= Porson (typeface) =

Greek typeface

Porson is an influential typeface in the Greek alphabet based on the handwriting of the English classicist Richard Porson.

==Creation==
Porson was a classicist with very careful Greek handwriting. His biographer wrote that he "excelled ... in writing with neatness and beauty" and "wrote notes on the margins of books with such studied accuracy that they rivalled print".

The punchcutter Richard Austin was commissioned by the Cambridge University Press to cut a type based on his handwriting, probably from 1806 onwards. It was cast by the Caslon foundry, but it never appeared in their specimens, seemingly as the type was proprietary to Cambridge. It was completed and used only after Porson's death in 1808, seemingly first in 1809 and more in 1810.

==Legacy==
After its first appearance, it was soon copied by other founders. By the end of the 19th century, it has become the predominant Greek type used in Britain, with Victor Scholderer's New Hellenic typeface (favored by Cambridge University Press) the only notable exception. A version was released by Monotype for hot metal typesetting with some changes in 1912.

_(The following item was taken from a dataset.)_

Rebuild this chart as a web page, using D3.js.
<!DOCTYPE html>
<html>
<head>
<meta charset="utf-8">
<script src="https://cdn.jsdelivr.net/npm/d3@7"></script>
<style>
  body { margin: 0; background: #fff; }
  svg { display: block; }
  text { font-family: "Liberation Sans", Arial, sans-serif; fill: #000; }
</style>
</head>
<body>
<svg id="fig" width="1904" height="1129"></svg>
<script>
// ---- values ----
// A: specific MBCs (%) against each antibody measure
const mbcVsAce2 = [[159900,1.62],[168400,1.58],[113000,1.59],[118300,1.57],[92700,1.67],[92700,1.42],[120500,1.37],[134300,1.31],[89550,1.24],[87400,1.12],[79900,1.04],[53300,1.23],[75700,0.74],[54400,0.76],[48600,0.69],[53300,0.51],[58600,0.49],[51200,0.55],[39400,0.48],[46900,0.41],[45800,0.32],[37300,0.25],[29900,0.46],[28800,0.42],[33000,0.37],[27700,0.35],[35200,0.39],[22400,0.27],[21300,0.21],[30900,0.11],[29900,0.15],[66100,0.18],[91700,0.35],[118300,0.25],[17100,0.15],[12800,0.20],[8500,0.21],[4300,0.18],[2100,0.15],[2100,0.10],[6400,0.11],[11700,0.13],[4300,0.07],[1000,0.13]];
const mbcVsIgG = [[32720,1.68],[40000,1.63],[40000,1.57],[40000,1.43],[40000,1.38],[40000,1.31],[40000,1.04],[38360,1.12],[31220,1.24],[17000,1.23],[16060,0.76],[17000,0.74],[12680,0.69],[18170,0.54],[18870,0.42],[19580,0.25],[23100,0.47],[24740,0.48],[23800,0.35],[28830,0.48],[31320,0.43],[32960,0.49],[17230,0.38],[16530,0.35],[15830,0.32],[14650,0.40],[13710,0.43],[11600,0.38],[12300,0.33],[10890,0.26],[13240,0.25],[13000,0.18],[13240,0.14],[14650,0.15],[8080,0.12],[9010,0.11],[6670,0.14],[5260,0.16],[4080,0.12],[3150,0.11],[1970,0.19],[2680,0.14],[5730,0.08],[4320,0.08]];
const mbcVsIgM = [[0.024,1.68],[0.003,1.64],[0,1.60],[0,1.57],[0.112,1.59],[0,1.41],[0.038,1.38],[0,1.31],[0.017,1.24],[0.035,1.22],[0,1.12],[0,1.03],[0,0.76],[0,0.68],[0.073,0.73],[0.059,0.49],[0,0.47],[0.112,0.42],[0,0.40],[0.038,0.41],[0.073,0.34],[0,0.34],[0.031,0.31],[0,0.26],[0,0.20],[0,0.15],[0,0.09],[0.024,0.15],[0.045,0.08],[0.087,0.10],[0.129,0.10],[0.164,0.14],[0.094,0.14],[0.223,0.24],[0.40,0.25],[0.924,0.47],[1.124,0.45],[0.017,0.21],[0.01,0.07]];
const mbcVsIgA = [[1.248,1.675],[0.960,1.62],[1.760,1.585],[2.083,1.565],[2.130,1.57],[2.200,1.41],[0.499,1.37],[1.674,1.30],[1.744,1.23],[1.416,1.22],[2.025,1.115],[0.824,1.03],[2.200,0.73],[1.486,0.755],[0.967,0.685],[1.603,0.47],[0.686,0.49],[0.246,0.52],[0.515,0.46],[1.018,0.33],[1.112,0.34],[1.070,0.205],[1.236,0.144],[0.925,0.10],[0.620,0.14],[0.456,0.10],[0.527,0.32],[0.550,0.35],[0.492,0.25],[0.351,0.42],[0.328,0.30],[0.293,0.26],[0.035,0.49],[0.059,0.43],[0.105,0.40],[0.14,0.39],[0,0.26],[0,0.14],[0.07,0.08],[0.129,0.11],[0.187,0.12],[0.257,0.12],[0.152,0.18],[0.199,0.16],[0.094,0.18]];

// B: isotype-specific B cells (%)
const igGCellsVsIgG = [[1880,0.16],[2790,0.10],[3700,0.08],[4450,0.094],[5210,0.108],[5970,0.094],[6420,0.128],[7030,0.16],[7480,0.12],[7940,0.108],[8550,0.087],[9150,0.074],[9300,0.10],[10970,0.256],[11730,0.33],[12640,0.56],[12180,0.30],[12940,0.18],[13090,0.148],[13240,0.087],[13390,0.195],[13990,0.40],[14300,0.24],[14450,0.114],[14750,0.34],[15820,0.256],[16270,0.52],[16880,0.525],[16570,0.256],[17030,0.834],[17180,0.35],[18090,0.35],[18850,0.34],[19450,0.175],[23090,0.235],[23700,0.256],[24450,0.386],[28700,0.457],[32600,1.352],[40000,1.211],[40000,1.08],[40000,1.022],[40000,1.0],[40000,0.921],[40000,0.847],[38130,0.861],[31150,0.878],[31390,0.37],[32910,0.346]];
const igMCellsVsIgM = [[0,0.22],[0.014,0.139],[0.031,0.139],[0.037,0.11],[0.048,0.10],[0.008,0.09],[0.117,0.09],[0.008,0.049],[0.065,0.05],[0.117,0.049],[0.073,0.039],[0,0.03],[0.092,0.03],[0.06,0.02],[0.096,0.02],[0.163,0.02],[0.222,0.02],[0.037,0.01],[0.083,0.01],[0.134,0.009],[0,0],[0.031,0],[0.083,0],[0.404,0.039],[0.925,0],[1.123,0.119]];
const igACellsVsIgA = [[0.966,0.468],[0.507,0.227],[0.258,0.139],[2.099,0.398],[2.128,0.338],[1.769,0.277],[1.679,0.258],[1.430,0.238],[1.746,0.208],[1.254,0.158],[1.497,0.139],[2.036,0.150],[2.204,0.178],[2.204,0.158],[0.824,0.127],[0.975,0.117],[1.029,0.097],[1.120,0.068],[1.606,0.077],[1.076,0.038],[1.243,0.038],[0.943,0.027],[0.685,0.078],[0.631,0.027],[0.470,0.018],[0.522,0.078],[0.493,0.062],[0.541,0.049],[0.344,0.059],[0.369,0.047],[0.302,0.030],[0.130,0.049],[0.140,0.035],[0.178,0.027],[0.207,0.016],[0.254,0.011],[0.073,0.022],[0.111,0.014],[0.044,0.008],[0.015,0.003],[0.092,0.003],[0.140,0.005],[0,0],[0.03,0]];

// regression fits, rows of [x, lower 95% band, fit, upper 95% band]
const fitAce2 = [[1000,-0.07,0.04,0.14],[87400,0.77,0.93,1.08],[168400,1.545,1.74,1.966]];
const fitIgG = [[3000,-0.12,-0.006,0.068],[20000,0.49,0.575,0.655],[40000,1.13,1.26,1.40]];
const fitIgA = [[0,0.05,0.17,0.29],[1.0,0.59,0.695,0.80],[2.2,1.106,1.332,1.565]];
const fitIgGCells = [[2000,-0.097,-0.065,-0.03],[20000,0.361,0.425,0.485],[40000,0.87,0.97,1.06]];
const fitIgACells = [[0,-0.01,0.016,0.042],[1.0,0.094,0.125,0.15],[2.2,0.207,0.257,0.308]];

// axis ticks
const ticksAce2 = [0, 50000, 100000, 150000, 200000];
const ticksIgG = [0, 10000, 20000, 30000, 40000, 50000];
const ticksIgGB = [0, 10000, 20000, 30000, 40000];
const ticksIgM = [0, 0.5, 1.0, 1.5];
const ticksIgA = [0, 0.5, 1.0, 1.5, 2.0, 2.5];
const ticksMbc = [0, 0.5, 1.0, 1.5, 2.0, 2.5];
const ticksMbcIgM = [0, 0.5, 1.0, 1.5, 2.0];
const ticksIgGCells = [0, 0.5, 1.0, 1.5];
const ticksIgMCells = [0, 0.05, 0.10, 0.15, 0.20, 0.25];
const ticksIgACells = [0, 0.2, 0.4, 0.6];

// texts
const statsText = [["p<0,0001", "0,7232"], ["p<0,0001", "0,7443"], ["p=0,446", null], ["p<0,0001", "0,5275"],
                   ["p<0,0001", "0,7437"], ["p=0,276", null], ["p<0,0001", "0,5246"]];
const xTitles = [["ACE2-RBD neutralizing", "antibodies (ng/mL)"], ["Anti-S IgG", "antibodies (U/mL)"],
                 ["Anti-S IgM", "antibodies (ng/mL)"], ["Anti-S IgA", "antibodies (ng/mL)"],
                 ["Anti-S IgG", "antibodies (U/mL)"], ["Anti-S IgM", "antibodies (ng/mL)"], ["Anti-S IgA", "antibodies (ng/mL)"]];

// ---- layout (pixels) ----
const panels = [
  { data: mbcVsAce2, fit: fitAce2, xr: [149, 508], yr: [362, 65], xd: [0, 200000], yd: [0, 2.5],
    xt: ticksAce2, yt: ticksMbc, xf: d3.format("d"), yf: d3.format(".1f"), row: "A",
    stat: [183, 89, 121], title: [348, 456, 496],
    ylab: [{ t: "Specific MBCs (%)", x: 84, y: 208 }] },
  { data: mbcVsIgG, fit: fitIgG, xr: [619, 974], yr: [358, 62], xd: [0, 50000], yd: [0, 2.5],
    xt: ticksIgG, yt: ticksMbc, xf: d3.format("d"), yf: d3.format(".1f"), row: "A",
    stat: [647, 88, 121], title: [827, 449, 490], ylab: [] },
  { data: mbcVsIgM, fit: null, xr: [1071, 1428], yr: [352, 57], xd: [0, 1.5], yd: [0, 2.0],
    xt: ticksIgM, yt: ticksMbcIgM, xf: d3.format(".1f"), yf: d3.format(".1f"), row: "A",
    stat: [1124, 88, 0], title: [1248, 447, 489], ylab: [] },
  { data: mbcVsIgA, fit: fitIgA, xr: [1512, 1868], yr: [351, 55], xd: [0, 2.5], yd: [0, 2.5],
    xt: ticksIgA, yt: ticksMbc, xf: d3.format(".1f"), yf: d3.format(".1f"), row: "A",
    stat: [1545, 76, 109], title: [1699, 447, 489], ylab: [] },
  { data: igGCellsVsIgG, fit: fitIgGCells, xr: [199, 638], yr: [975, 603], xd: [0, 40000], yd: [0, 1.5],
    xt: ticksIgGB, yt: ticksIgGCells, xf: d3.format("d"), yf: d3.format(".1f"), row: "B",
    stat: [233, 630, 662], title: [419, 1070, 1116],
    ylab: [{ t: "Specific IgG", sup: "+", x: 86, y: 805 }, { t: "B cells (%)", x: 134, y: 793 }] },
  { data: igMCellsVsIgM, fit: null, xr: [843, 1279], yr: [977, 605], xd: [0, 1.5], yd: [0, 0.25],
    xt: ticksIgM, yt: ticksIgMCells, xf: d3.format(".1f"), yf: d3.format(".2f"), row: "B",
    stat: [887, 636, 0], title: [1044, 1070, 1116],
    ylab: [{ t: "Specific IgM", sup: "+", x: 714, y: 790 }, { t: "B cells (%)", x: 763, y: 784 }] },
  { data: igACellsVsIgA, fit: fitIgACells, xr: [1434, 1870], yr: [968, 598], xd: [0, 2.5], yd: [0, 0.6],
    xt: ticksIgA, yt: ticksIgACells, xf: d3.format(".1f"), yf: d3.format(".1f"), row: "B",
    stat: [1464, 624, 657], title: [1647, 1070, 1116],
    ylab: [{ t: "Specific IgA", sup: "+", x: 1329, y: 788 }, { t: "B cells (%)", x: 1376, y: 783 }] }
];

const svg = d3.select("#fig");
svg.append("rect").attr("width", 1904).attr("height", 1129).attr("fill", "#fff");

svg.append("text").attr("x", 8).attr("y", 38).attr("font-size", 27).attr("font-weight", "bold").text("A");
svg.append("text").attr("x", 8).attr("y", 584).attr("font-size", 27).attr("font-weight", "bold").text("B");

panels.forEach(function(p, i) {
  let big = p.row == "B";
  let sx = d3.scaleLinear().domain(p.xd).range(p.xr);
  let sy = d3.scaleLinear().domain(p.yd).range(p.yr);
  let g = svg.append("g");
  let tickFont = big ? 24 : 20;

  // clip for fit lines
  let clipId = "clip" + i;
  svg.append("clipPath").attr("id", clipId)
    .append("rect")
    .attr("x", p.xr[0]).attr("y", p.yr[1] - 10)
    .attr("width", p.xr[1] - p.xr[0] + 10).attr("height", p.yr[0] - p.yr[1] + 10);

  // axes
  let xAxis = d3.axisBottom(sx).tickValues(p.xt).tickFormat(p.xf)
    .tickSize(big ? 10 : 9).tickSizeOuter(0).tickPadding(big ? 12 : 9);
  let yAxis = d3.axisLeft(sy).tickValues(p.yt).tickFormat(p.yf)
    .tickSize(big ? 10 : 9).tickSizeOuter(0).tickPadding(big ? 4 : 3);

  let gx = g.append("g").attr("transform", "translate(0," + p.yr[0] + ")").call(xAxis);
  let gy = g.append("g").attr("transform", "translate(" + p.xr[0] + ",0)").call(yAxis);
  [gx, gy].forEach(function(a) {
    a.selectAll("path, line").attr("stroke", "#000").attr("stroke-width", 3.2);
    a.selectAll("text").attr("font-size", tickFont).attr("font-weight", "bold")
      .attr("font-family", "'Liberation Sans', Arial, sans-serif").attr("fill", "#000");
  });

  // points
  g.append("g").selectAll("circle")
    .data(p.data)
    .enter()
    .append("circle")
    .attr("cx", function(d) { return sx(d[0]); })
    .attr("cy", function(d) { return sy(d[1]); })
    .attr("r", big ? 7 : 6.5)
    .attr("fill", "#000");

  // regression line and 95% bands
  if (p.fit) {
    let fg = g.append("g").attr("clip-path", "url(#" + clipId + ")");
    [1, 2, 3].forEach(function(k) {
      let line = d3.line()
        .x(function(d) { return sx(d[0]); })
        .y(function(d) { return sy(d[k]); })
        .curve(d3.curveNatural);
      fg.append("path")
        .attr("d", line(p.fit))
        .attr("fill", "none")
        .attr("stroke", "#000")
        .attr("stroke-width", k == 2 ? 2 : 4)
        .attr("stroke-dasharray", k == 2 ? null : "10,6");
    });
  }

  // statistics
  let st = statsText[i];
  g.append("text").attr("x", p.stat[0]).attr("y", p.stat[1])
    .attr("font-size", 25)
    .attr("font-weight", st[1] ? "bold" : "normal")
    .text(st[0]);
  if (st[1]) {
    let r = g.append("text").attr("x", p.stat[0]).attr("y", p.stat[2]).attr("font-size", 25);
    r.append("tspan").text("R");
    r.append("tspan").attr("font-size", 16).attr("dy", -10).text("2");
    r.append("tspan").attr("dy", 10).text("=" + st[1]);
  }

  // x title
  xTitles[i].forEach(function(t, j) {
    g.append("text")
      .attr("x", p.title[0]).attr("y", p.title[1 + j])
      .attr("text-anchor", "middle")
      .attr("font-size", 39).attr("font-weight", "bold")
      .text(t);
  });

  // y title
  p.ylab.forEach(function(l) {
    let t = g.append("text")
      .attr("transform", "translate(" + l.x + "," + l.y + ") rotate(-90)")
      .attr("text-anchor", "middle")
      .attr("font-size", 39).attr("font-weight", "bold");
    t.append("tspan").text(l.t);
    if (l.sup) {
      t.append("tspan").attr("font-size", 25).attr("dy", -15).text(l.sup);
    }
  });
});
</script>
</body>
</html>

The standard model for Greek typefaces from the 1540s until the mid-eighteenth century was the Grecs du roi type cut by Claude Garamond and its many imitations from other punchcutters, also known as "Old Style". However, by the mid-eighteenth century tastes in handwriting had changed. Comparing with Greek types used previous to it, Porson is characterized by its simplified forms and its abandonment of the many ligatures and alternative forms historically popular when writing Greek.

It has been described as "calm yet energetic", and was used by the Oxford Classical Texts for over a century. John Bowman describes it as "the single most important contribution to Greek type design in Britain" and two designs based on it from the Figgins foundry as "the most beautiful Greek type ever".

An open-source digitisation has been published by the Greek Font Society.